All the data below goes into the copy word for word, but the pictures don't.

— START —

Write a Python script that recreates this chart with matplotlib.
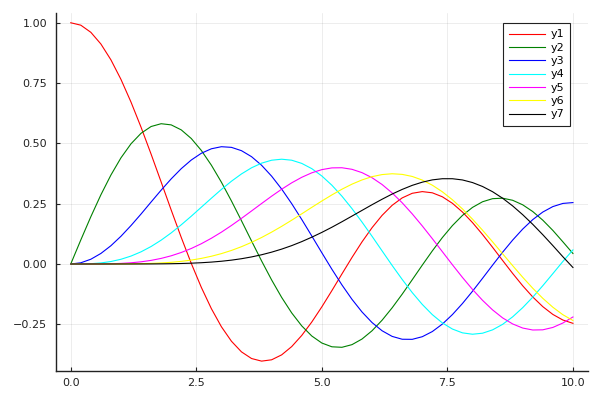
import matplotlib
matplotlib.use("Agg")
from matplotlib import pyplot as plt

# Sample points (step 0.2) and curve values.
x = [0.0, 0.2, 0.4, 0.6, 0.8, 1.0, 1.2, 1.4, 1.6, 1.8,
     2.0, 2.2, 2.4, 2.6, 2.8, 3.0, 3.2, 3.4, 3.6, 3.8,
     4.0, 4.2, 4.4, 4.6, 4.8, 5.0, 5.2, 5.4, 5.6, 5.8,
     6.0, 6.2, 6.4, 6.6, 6.8, 7.0, 7.2, 7.4, 7.6, 7.8,
     8.0, 8.2, 8.4, 8.6, 8.8, 9.0, 9.2, 9.4, 9.6, 9.8, 10.0]

y1 = [1.0000, 0.9900, 0.9604, 0.9120, 0.8463, 0.7652, 0.6711, 0.5669, 0.4554, 0.3400,
      0.2239, 0.1104, 0.0025, -0.0968, -0.1850, -0.2601, -0.3202, -0.3643, -0.3918, -0.4026,
      -0.3971, -0.3766, -0.3423, -0.2961, -0.2404, -0.1776, -0.1103, -0.0412, 0.0270, 0.0917,
      0.1506, 0.2017, 0.2433, 0.2740, 0.2931, 0.3001, 0.2951, 0.2786, 0.2516, 0.2154,
      0.1717, 0.1222, 0.0692, 0.0146, -0.0392, -0.0903, -0.1367, -0.1768, -0.2090, -0.2323, -0.2459]

y2 = [0.0000, 0.0995, 0.1960, 0.2867, 0.3688, 0.4401, 0.4983, 0.5419, 0.5699, 0.5815,
      0.5767, 0.5560, 0.5202, 0.4708, 0.4097, 0.3391, 0.2613, 0.1792, 0.0955, 0.0128,
      -0.0660, -0.1386, -0.2028, -0.2566, -0.2985, -0.3276, -0.3432, -0.3453, -0.3343, -0.3110,
      -0.2767, -0.2329, -0.1816, -0.1250, -0.0652, -0.0047, 0.0543, 0.1096, 0.1592, 0.2014,
      0.2346, 0.2580, 0.2708, 0.2728, 0.2641, 0.2453, 0.2174, 0.1816, 0.1392, 0.0919, 0.0435]

y3 = [0.0000, 0.0050, 0.0197, 0.0437, 0.0758, 0.1150, 0.1594, 0.2072, 0.2570, 0.3061,
      0.3528, 0.3951, 0.4310, 0.4590, 0.4776, 0.4862, 0.4835, 0.4697, 0.4449, 0.4093,
      0.3641, 0.3106, 0.2501, 0.1845, 0.1160, 0.0466, -0.0217, -0.0867, -0.1464, -0.1989,
      -0.2428, -0.2768, -0.3001, -0.3119, -0.3123, -0.3014, -0.2800, -0.2490, -0.2097, -0.1638,
      -0.1130, -0.0593, -0.0047, 0.0489, 0.0992, 0.1448, 0.1840, 0.2154, 0.2380, 0.2511, 0.2546]

y4 = [0.0000, 0.0002, 0.0013, 0.0044, 0.0103, 0.0196, 0.0329, 0.0505, 0.0725, 0.0988,
      0.1289, 0.1624, 0.1981, 0.2354, 0.2726, 0.3091, 0.3431, 0.3734, 0.3988, 0.4180,
      0.4302, 0.4344, 0.4302, 0.4170, 0.3952, 0.3648, 0.3265, 0.2811, 0.2297, 0.1738,
      0.1148, 0.0543, -0.0060, -0.0640, -0.1185, -0.1676, -0.2099, -0.2442, -0.2696, -0.2854,
      -0.2911, -0.2869, -0.2730, -0.2501, -0.2190, -0.1809, -0.1374, -0.0899, -0.0400, 0.0106, 0.0584]

y5 = [0.0000, 0.0000, 0.0001, 0.0003, 0.0010, 0.0025, 0.0050, 0.0091, 0.0150, 0.0232,
      0.0340, 0.0477, 0.0643, 0.0840, 0.1067, 0.1320, 0.1597, 0.1892, 0.2198, 0.2507,
      0.2811, 0.3100, 0.3365, 0.3594, 0.3780, 0.3912, 0.3984, 0.3990, 0.3925, 0.3787,
      0.3576, 0.3294, 0.2945, 0.2537, 0.2077, 0.1578, 0.1051, 0.0510, -0.0031, -0.0557,
      -0.1054, -0.1506, -0.1903, -0.2234, -0.2485, -0.2655, -0.2736, -0.2728, -0.2630, -0.2446, -0.2196]

y6 = [0.0000, 0.0000, 0.0000, 0.0000, 0.0001, 0.0003, 0.0006, 0.0013, 0.0025, 0.0043,
      0.0070, 0.0109, 0.0162, 0.0232, 0.0321, 0.0430, 0.0562, 0.0718, 0.0897, 0.1098,
      0.1321, 0.1561, 0.1816, 0.2080, 0.2348, 0.2611, 0.2864, 0.3100, 0.3310, 0.3485,
      0.3621, 0.3707, 0.3741, 0.3715, 0.3629, 0.3479, 0.3267, 0.2993, 0.2663, 0.2283,
      0.1858, 0.1400, 0.0918, 0.0423, -0.0069, -0.0550, -0.1005, -0.1423, -0.1792, -0.2103, -0.2341]

y7 = [0.0000, 0.0000, 0.0000, 0.0000, 0.0000, 0.0000, 0.0001, 0.0002, 0.0003, 0.0007,
      0.0012, 0.0021, 0.0034, 0.0053, 0.0079, 0.0114, 0.0160, 0.0219, 0.0293, 0.0383,
      0.0491, 0.0617, 0.0762, 0.0928, 0.1112, 0.1310, 0.1524, 0.1751, 0.1986, 0.2222,
      0.2458, 0.2685, 0.2900, 0.3092, 0.3260, 0.3392, 0.3487, 0.3535, 0.3535, 0.3484,
      0.3376, 0.3213, 0.2996, 0.2726, 0.2407, 0.2043, 0.1644, 0.1214, 0.0763, 0.0300, -0.0145]

series = [y1, y2, y3, y4, y5, y6, y7]
labels = ["y1", "y2", "y3", "y4", "y5", "y6", "y7"]
colors = ["red", "green", "blue", "cyan", "magenta", "yellow", "black"]

xticks = [0.0, 2.5, 5.0, 7.5, 10.0]
yticks = [-0.25, 0.0, 0.25, 0.5, 0.75, 1.0]

# Plot data.
fig = plt.figure(figsize=(6, 4), dpi=100)
ax = fig.add_axes([0.0928, 0.0718, 0.98 - 0.0928, 0.9685 - 0.0718])

for ys, lab, col in zip(series, labels, colors):
    ax.plot(x, ys, color=col, linewidth=0.8, label=lab)

# Format plot.
ax.set_xlim(-0.3, 10.3)
ax.set_ylim(-0.4447, 1.0421)
ax.set_xticks(xticks)
ax.set_xticklabels(["0.0", "2.5", "5.0", "7.5", "10.0"])
ax.set_yticks(yticks)
ax.set_yticklabels(["\u22120.25", "0.00", "0.25", "0.50", "0.75", "1.00"])
ax.grid(True, color="black", alpha=0.1, linewidth=0.5)
ax.set_axisbelow(True)

for side in ["top", "right"]:
    ax.spines[side].set_visible(False)
for side in ["left", "bottom"]:
    ax.spines[side].set_linewidth(1.0)
    ax.spines[side].set_color("#222222")

ax.tick_params(axis="both", direction="in", length=3, width=0.8,
               labelsize=8, colors="#222222")
ax.tick_params(axis="y", pad=6)
ax.tick_params(axis="x", pad=5)

leg = ax.legend(loc="upper right", bbox_to_anchor=(570.3 / 600, 1 - 23.3 / 400),
                bbox_transform=fig.transFigure, borderaxespad=0,
                fontsize=8, fancybox=False, framealpha=1,
                handlelength=3.2, handletextpad=0.5, labelspacing=0.3,
                borderpad=0.55)
leg.get_frame().set_edgecolor("#222222")
leg.get_frame().set_linewidth(0.8)

fig.savefig("out.png", dpi=100)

— END —

#### ANSWER TO THE TASK
Write a Python script that recreates this chart with matplotlib.
import matplotlib
matplotlib.use("Agg")
from matplotlib import pyplot as plt

# Sample points (step 0.2) and curve values.
x = [0.0, 0.2, 0.4, 0.6, 0.8, 1.0, 1.2, 1.4, 1.6, 1.8,
     2.0, 2.2, 2.4, 2.6, 2.8, 3.0, 3.2, 3.4, 3.6, 3.8,
     4.0, 4.2, 4.4, 4.6, 4.8, 5.0, 5.2, 5.4, 5.6, 5.8,
     6.0, 6.2, 6.4, 6.6, 6.8, 7.0, 7.2, 7.4, 7.6, 7.8,
     8.0, 8.2, 8.4, 8.6, 8.8, 9.0, 9.2, 9.4, 9.6, 9.8, 10.0]

y1 = [1.0000, 0.9900, 0.9604, 0.9120, 0.8463, 0.7652, 0.6711, 0.5669, 0.4554, 0.3400,
      0.2239, 0.1104, 0.0025, -0.0968, -0.1850, -0.2601, -0.3202, -0.3643, -0.3918, -0.4026,
      -0.3971, -0.3766, -0.3423, -0.2961, -0.2404, -0.1776, -0.1103, -0.0412, 0.0270, 0.0917,
      0.1506, 0.2017, 0.2433, 0.2740, 0.2931, 0.3001, 0.2951, 0.2786, 0.2516, 0.2154,
      0.1717, 0.1222, 0.0692, 0.0146, -0.0392, -0.0903, -0.1367, -0.1768, -0.2090, -0.2323, -0.2459]

y2 = [0.0000, 0.0995, 0.1960, 0.2867, 0.3688, 0.4401, 0.4983, 0.5419, 0.5699, 0.5815,
      0.5767, 0.5560, 0.5202, 0.4708, 0.4097, 0.3391, 0.2613, 0.1792, 0.0955, 0.0128,
      -0.0660, -0.1386, -0.2028, -0.2566, -0.2985, -0.3276, -0.3432, -0.3453, -0.3343, -0.3110,
      -0.2767, -0.2329, -0.1816, -0.1250, -0.0652, -0.0047, 0.0543, 0.1096, 0.1592, 0.2014,
      0.2346, 0.2580, 0.2708, 0.2728, 0.2641, 0.2453, 0.2174, 0.1816, 0.1392, 0.0919, 0.0435]

y3 = [0.0000, 0.0050, 0.0197, 0.0437, 0.0758, 0.1150, 0.1594, 0.2072, 0.2570, 0.3061,
      0.3528, 0.3951, 0.4310, 0.4590, 0.4776, 0.4862, 0.4835, 0.4697, 0.4449, 0.4093,
      0.3641, 0.3106, 0.2501, 0.1845, 0.1160, 0.0466, -0.0217, -0.0867, -0.1464, -0.1989,
      -0.2428, -0.2768, -0.3001, -0.3119, -0.3123, -0.3014, -0.2800, -0.2490, -0.2097, -0.1638,
      -0.1130, -0.0593, -0.0047, 0.0489, 0.0992, 0.1448, 0.1840, 0.2154, 0.2380, 0.2511, 0.2546]

y4 = [0.0000, 0.0002, 0.0013, 0.0044, 0.0103, 0.0196, 0.0329, 0.0505, 0.0725, 0.0988,
      0.1289, 0.1624, 0.1981, 0.2354, 0.2726, 0.3091, 0.3431, 0.3734, 0.3988, 0.4180,
      0.4302, 0.4344, 0.4302, 0.4170, 0.3952, 0.3648, 0.3265, 0.2811, 0.2297, 0.1738,
      0.1148, 0.0543, -0.0060, -0.0640, -0.1185, -0.1676, -0.2099, -0.2442, -0.2696, -0.2854,
      -0.2911, -0.2869, -0.2730, -0.2501, -0.2190, -0.1809, -0.1374, -0.0899, -0.0400, 0.0106, 0.0584]

y5 = [0.0000, 0.0000, 0.0001, 0.0003, 0.0010, 0.0025, 0.0050, 0.0091, 0.0150, 0.0232,
      0.0340, 0.0477, 0.0643, 0.0840, 0.1067, 0.1320, 0.1597, 0.1892, 0.2198, 0.2507,
      0.2811, 0.3100, 0.3365, 0.3594, 0.3780, 0.3912, 0.3984, 0.3990, 0.3925, 0.3787,
      0.3576, 0.3294, 0.2945, 0.2537, 0.2077, 0.1578, 0.1051, 0.0510, -0.0031, -0.0557,
      -0.1054, -0.1506, -0.1903, -0.2234, -0.2485, -0.2655, -0.2736, -0.2728, -0.2630, -0.2446, -0.2196]

y6 = [0.0000, 0.0000, 0.0000, 0.0000, 0.0001, 0.0003, 0.0006, 0.0013, 0.0025, 0.0043,
      0.0070, 0.0109, 0.0162, 0.0232, 0.0321, 0.0430, 0.0562, 0.0718, 0.0897, 0.1098,
      0.1321, 0.1561, 0.1816, 0.2080, 0.2348, 0.2611, 0.2864, 0.3100, 0.3310, 0.3485,
      0.3621, 0.3707, 0.3741, 0.3715, 0.3629, 0.3479, 0.3267, 0.2993, 0.2663, 0.2283,
      0.1858, 0.1400, 0.0918, 0.0423, -0.0069, -0.0550, -0.1005, -0.1423, -0.1792, -0.2103, -0.2341]

y7 = [0.0000, 0.0000, 0.0000, 0.0000, 0.0000, 0.0000, 0.0001, 0.0002, 0.0003, 0.0007,
      0.0012, 0.0021, 0.0034, 0.0053, 0.0079, 0.0114, 0.0160, 0.0219, 0.0293, 0.0383,
      0.0491, 0.0617, 0.0762, 0.0928, 0.1112, 0.1310, 0.1524, 0.1751, 0.1986, 0.2222,
      0.2458, 0.2685, 0.2900, 0.3092, 0.3260, 0.3392, 0.3487, 0.3535, 0.3535, 0.3484,
      0.3376, 0.3213, 0.2996, 0.2726, 0.2407, 0.2043, 0.1644, 0.1214, 0.0763, 0.0300, -0.0145]

series = [y1, y2, y3, y4, y5, y6, y7]
labels = ["y1", "y2", "y3", "y4", "y5", "y6", "y7"]
colors = ["red", "green", "blue", "cyan", "magenta", "yellow", "black"]

xticks = [0.0, 2.5, 5.0, 7.5, 10.0]
yticks = [-0.25, 0.0, 0.25, 0.5, 0.75, 1.0]

# Plot data.
fig = plt.figure(figsize=(6, 4), dpi=100)
ax = fig.add_axes([0.0928, 0.0718, 0.98 - 0.0928, 0.9685 - 0.0718])

for ys, lab, col in zip(series, labels, colors):
    ax.plot(x, ys, color=col, linewidth=0.8, label=lab)

# Format plot.
ax.set_xlim(-0.3, 10.3)
ax.set_ylim(-0.4447, 1.0421)
ax.set_xticks(xticks)
ax.set_xticklabels(["0.0", "2.5", "5.0", "7.5", "10.0"])
ax.set_yticks(yticks)
ax.set_yticklabels(["\u22120.25", "0.00", "0.25", "0.50", "0.75", "1.00"])
ax.grid(True, color="black", alpha=0.1, linewidth=0.5)
ax.set_axisbelow(True)

for side in ["top", "right"]:
    ax.spines[side].set_visible(False)
for side in ["left", "bottom"]:
    ax.spines[side].set_linewidth(1.0)
    ax.spines[side].set_color("#222222")

ax.tick_params(axis="both", direction="in", length=3, width=0.8,
               labelsize=8, colors="#222222")
ax.tick_params(axis="y", pad=6)
ax.tick_params(axis="x", pad=5)

leg = ax.legend(loc="upper right", bbox_to_anchor=(570.3 / 600, 1 - 23.3 / 400),
                bbox_transform=fig.transFigure, borderaxespad=0,
                fontsize=8, fancybox=False, framealpha=1,
                handlelength=3.2, handletextpad=0.5, labelspacing=0.3,
                borderpad=0.55)
leg.get_frame().set_edgecolor("#222222")
leg.get_frame().set_linewidth(0.8)

fig.savefig("out.png", dpi=100)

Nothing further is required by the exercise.